Over our last three years in government, the coalition's housing policies also supported more than 300,000 Australians with the purchase of their home. In particular, under the coalition, first home buyers reached their highest level for nearly 15 years. We assisted more than 60,000 people into a home, through our Home Guarantee Scheme, which helped homebuyers get into the market by bringing down the deposit hurdle from 20 per cent to five per cent. Most recently, there was the Family Home Guarantee, which required a deposit of only two per cent for single parents, 85 per cent of which were single mothers. We also delivered 137,000 HomeBuilder projects. Our First Home Super Saver Scheme helped more than 25,000 people fast-track their savings and deposits through concessions within their superannuation.

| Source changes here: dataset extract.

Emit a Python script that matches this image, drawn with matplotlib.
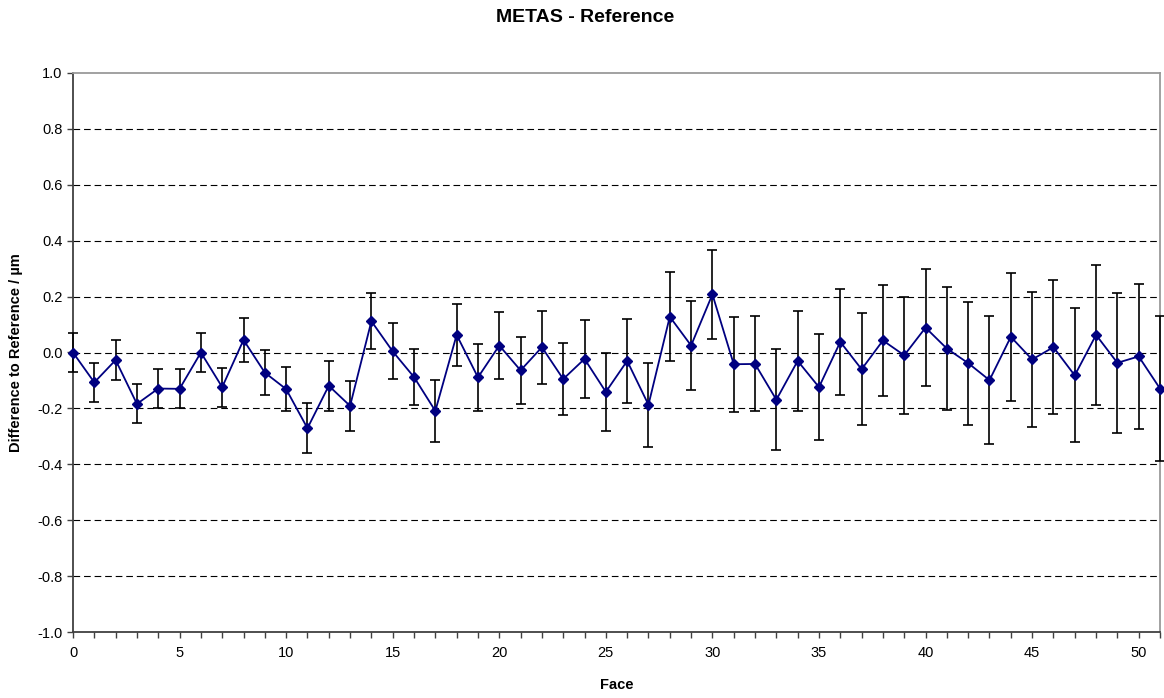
import numpy as np
import matplotlib
matplotlib.use("Agg")
import matplotlib.pyplot as plt
from matplotlib.ticker import MultipleLocator, FormatStrFormatter

plt.rcParams["font.family"] = ["Liberation Sans", "DejaVu Sans"]

# Face number
faces = list(range(52))

# Difference to reference (µm)
diffs = [
    0.000, -0.107, -0.027, -0.184, -0.129, -0.130, 0.000, -0.124, 0.045, -0.072,
    -0.131, -0.271, -0.119, -0.191, 0.112, 0.004, -0.088, -0.209, 0.063, -0.089,
    0.025, -0.064, 0.019, -0.095, -0.023, -0.141, -0.030, -0.187, 0.128, 0.025,
    0.208, -0.042, -0.041, -0.169, -0.030, -0.124, 0.038, -0.060, 0.043, -0.010,
    0.089, 0.014, -0.038, -0.099, 0.056, -0.025, 0.019, -0.082, 0.063, -0.037,
    -0.014, -0.129,
]

# Expanded uncertainty (µm), symmetric
uncert = [
    0.07, 0.07, 0.07, 0.07, 0.07, 0.07, 0.07, 0.07, 0.08, 0.08,
    0.08, 0.09, 0.09, 0.09, 0.10, 0.10, 0.10, 0.11, 0.11, 0.12,
    0.12, 0.12, 0.13, 0.13, 0.14, 0.14, 0.15, 0.15, 0.16, 0.16,
    0.16, 0.17, 0.17, 0.18, 0.18, 0.19, 0.19, 0.20, 0.20, 0.21,
    0.21, 0.22, 0.22, 0.23, 0.23, 0.24, 0.24, 0.24, 0.25, 0.25,
    0.26, 0.26,
]

fig = plt.figure(figsize=(11.64, 6.98), dpi=100)
ax = fig.add_axes([73 / 1164, 66 / 698, 1087 / 1164, 559 / 698])

# dashed gridlines like the Excel original
for yv in np.arange(-0.8, 0.81, 0.2):
    ax.axhline(yv, color="#000000", linewidth=0.8, dashes=(6, 3.5), zorder=1)

eb = ax.errorbar(faces, diffs, yerr=uncert, fmt="none", ecolor="black",
                 elinewidth=1.2, capsize=3.5, capthick=1.2, zorder=4)
for artist in eb.get_children():
    artist.set_clip_on(False)
ax.plot(faces, diffs, color="#000080", linewidth=1.3, marker="D",
        markersize=5.5, markerfacecolor="#000080", markeredgecolor="#000080",
        zorder=5, clip_on=False)

ax.set_xlim(0, 51)
ax.set_ylim(-1.0, 1.0)
ax.xaxis.set_major_locator(MultipleLocator(5))
ax.xaxis.set_minor_locator(MultipleLocator(1))
ax.yaxis.set_major_locator(MultipleLocator(0.2))
ax.yaxis.set_major_formatter(FormatStrFormatter("%.1f"))

ax.tick_params(axis="both", which="both", direction="out", length=4,
               width=1, colors="#404040", labelcolor="black", labelsize=10.5)
ax.tick_params(axis="x", pad=6)

for side in ("left", "bottom"):
    ax.spines[side].set_color("#404040")
    ax.spines[side].set_linewidth(1.3)
for side in ("top", "right"):
    ax.spines[side].set_color("#9a9a9a")
    ax.spines[side].set_linewidth(1.3)

ax.set_xlabel("Face", fontsize=10.5, fontweight="bold", labelpad=13)
ax.set_ylabel("Difference to Reference / µm", fontsize=10.5,
              fontweight="bold", labelpad=10)

fig.text(0.503, 1 - 18 / 698, "METAS - Reference", ha="center", va="center",
         fontsize=14, fontweight="bold")

fig.savefig("out.png", dpi=100)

In summary, we've got a government whose housing policies are in tatters, and first home buyers have dropped month on month under this government, with no action in response. Now they're trying to bring on the Housing Australia Future Fund legislation, which will add to the inflationary pressures already being felt by households around Australia and bring pressure onto the economy, with absolutely no certainty of any returns being generated and being able to be applied to housing. Our message is very clear to the government: a housing fund that will increase inflationary pressure and result in higher interest rates, that has no guarantee of return or the delivery of any housing projects, that's going to cost $400 million a year in interest rates and that's going to move community housing providers to the sidelines is not the way to deliver the positive change that so many Australians are needing right now. We will not be supporting the establishment of this fund.